PWM will throttle back current but it would probably be a good idea to use a relay so both elements are never on together
PWM doesn't actually throttle or reduce the current. It turns the signal on and off repeatedly so the average appears to be throttled.

I am coming from the point of view that this will be going through an SSR.

eg, if it's a 2400W element, 240V @ 10 amps and your PID wants to run it at 1200W then it will constantly turn the SSR on and off (how ever many times per second) to achieve this. The element still draws 2400W when it's on, but it also draws 0W when it's off.
 
It's this one. Works a treat :icon_cheers:

you could always use a dimmer switch as above to limit max power and PID to control temp by switching on off. would take a bit of trial and error to find the best setting on the dimmer for mashing, but for boil just max it, or switch so the dimmer is no longer in circuit. I've now prolly confused everyone..... including me :blink:
 
you could always use a dimmer switch as above to limit max power and PID to control temp by switching on off. would take a bit of trial and error to find the best setting on the dimmer for mashing, but for boil just max it, or switch so the dimmer is no longer in circuit.

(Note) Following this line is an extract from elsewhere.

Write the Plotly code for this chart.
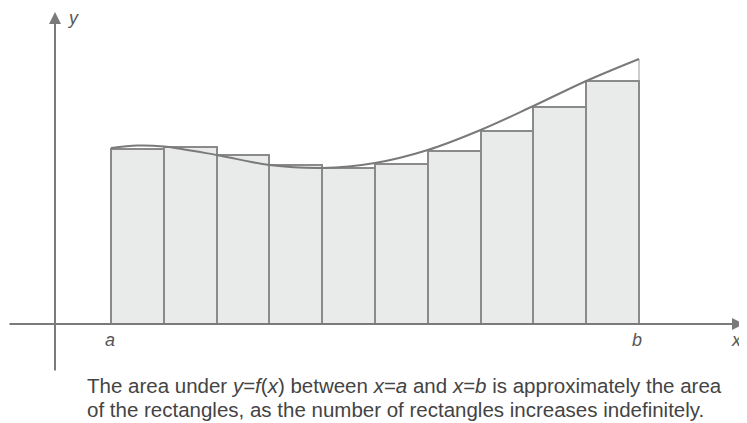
import plotly.graph_objects as go

# left edges of the rectangles (a = 1, b = 11) and their heights f(left edge)
rect_left = [1, 2, 3, 4, 5, 6, 7, 8, 9, 10]
rect_height = [3.50, 3.54, 3.38, 3.18, 3.12, 3.20, 3.46, 3.86, 4.34, 4.86]

curve_x = [1, 1.5, 2, 3, 4, 5, 6, 7, 8, 9, 10, 11]
curve_y = [3.52, 3.57, 3.55, 3.38, 3.18, 3.12, 3.22, 3.48, 3.88, 4.36, 4.86, 5.30]

a_pos, b_pos = 1, 11

# the page body keeps an 8px margin, so the figure sits at (8, 8)
OFF = 8
W, H = 747 - OFF, 423 - OFF
PX_X = 52.8      # pixels per x unit
PX_Y = 50.0      # pixels per y unit
X0_PIX, Y0_PIX = 111, 324   # page pixel position of (a, 0)

xmin = a_pos - (X0_PIX - OFF) / PX_X
xmax = xmin + W / PX_X
ymax = (Y0_PIX - OFF) / PX_Y
ymin = ymax - H / PX_Y

AXIS = "#7a7a7a"
TEXT = "#555555"

fig = go.Figure()

fig.add_trace(go.Bar(
    x=rect_left, y=rect_height, width=1, offset=0,
    marker=dict(color="#e9eaea", line=dict(color="#8a8a8a", width=2)),
    hoverinfo="skip", showlegend=False,
))

# thin edge at b up to the curve
fig.add_trace(go.Scatter(
    x=[b_pos, b_pos], y=[rect_height[-1], curve_y[-1]], mode="lines",
    line=dict(color="#9a9a9a", width=1), hoverinfo="skip", showlegend=False,
))

fig.add_trace(go.Scatter(
    x=curve_x, y=curve_y, mode="lines", line_shape="spline",
    line=dict(color="#7a7a7a", width=2), hoverinfo="skip", showlegend=False,
))


def px(xp):
    return (xp - OFF) / W


def py(yp):
    return 1 - (yp - OFF) / H


# axes with arrow heads
fig.add_annotation(xref="paper", yref="paper", x=px(744), y=py(Y0_PIX),
                   ax=-736, ay=0, showarrow=True, arrowhead=2, arrowsize=1.2,
                   arrowwidth=2, arrowcolor=AXIS, text="")
fig.add_annotation(xref="paper", yref="paper", x=px(55), y=py(12),
                   ax=0, ay=360, showarrow=True, arrowhead=2, arrowsize=1.2,
                   arrowwidth=2, arrowcolor=AXIS, text="")

label_font = dict(family="Liberation Sans, Arial, sans-serif", size=18, color=TEXT)
for txt, xp, yp in [("y", 73, 18), ("a", 110, 340), ("b", 637, 340), ("x", 736, 340)]:
    fig.add_annotation(xref="paper", yref="paper", x=px(xp), y=py(yp),
                       text=f"<i>{txt}</i>", showarrow=False, font=label_font,
                       xanchor="center", yanchor="middle")

cap_font = dict(family="Liberation Sans, Arial, sans-serif", size=20.5, color="#444444")
fig.add_annotation(xref="paper", yref="paper", x=px(85), y=py(385),
                   text="The area under <i>y</i>=<i>f</i>(<i>x</i>) between <i>x</i>=<i>a</i> and <i>x</i>=<i>b</i> is approximately the area",
                   showarrow=False, font=cap_font, xanchor="left", yanchor="middle")
fig.add_annotation(xref="paper", yref="paper", x=px(85), y=py(409),
                   text="of the rectangles, as the number of rectangles increases indefinitely.",
                   showarrow=False, font=cap_font, xanchor="left", yanchor="middle")

fig.update_layout(
    width=W, height=H, margin=dict(l=0, r=0, t=0, b=0),
    plot_bgcolor="white", paper_bgcolor="white", bargap=0,
    xaxis=dict(range=[xmin, xmax], visible=False, fixedrange=True),
    yaxis=dict(range=[ymin, ymax], visible=False, fixedrange=True),
)

fig.write_html("out.html")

I've now prolly confused everyone..... including me :blink:
That makes sense to me.

The dimmer will reduce the voltage to the element and thus wattage.

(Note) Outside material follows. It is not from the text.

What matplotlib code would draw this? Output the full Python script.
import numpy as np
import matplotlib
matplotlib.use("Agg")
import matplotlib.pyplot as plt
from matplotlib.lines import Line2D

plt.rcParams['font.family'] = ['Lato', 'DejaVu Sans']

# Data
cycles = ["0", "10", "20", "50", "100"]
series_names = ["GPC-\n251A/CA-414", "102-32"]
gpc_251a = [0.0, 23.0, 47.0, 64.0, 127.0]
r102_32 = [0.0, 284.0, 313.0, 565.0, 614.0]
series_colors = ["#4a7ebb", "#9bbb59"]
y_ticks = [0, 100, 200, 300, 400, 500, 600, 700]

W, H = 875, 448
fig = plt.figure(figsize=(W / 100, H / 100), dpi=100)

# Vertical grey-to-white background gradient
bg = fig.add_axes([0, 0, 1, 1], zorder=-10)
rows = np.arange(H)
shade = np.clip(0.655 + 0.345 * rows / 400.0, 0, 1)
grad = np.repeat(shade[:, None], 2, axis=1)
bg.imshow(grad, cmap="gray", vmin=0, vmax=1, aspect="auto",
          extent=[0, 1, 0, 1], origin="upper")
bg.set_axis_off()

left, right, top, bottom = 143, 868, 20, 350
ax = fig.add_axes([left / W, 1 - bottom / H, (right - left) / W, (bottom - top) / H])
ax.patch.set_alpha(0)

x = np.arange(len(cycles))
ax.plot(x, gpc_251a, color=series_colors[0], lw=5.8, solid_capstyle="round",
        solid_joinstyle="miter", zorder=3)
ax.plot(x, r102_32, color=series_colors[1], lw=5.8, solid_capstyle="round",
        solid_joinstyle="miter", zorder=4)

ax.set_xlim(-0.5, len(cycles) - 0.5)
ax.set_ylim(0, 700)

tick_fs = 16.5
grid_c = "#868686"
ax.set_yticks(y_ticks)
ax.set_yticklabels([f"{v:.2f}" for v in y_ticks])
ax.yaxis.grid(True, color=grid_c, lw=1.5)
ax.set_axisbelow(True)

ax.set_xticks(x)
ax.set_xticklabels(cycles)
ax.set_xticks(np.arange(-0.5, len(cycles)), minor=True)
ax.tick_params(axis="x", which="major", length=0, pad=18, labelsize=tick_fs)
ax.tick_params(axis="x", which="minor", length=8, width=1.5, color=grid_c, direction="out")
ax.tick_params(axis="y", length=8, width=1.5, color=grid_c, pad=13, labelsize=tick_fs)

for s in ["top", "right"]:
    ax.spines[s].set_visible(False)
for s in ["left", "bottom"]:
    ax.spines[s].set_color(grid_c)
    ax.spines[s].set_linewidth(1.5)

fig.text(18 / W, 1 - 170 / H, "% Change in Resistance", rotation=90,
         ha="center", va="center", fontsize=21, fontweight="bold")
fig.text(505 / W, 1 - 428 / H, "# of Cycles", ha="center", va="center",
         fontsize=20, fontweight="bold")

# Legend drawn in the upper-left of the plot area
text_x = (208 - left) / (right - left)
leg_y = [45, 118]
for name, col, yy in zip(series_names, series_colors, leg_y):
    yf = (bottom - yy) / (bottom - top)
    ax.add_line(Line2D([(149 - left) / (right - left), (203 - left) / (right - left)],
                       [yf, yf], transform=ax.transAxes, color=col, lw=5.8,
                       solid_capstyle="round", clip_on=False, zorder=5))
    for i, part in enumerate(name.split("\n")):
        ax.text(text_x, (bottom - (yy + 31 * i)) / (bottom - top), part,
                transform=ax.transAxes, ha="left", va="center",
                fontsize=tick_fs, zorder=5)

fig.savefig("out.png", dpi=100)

-- assuming that elements will be OK with it, I don't see why they wouldn't be --
 
PWM doesn't actually throttle or reduce the current. It turns the signal on and off repeatedly so the average appears to be throttled.

I am coming from the point of view that this will be going through an SSR.

eg, if it's a 2400W element, 240V @ 10 amps and your PID wants to run it at 1200W then it will constantly turn the SSR on and off (how ever many times per second) to achieve this. The element still draws 2400W when it's on, but it also draws 0W when it's off.
When the PWM turns on and off faster than one cycle it cuts the wave meaning it reduces the voltage which reduces the watts which reduces the current. One cycle is 20mS long.
 
you could always use a dimmer switch as above to limit max power and PID to control temp by switching on off. would take a bit of trial and error to find the best setting on the dimmer for mashing, but for boil just max it, or switch so the dimmer is no longer in circuit. I've now prolly confused everyone..... including me :blink:
Except that would probably muck up any self tuning the pid has done....
 
When the PWM turns on and off faster than one cycle it cuts the wave meaning it reduces the voltage which reduces the watts which reduces the current. One cycle is 20mS long.
That doesn't sound right - got any info sources?
 
Except that would probably muck up any self tuning the pid has done....


yes it would.


perhaps using the dimmer directly in line and removing pid control from the boil, thus the pid would self tune to always switching the lower (dimmed) wattage.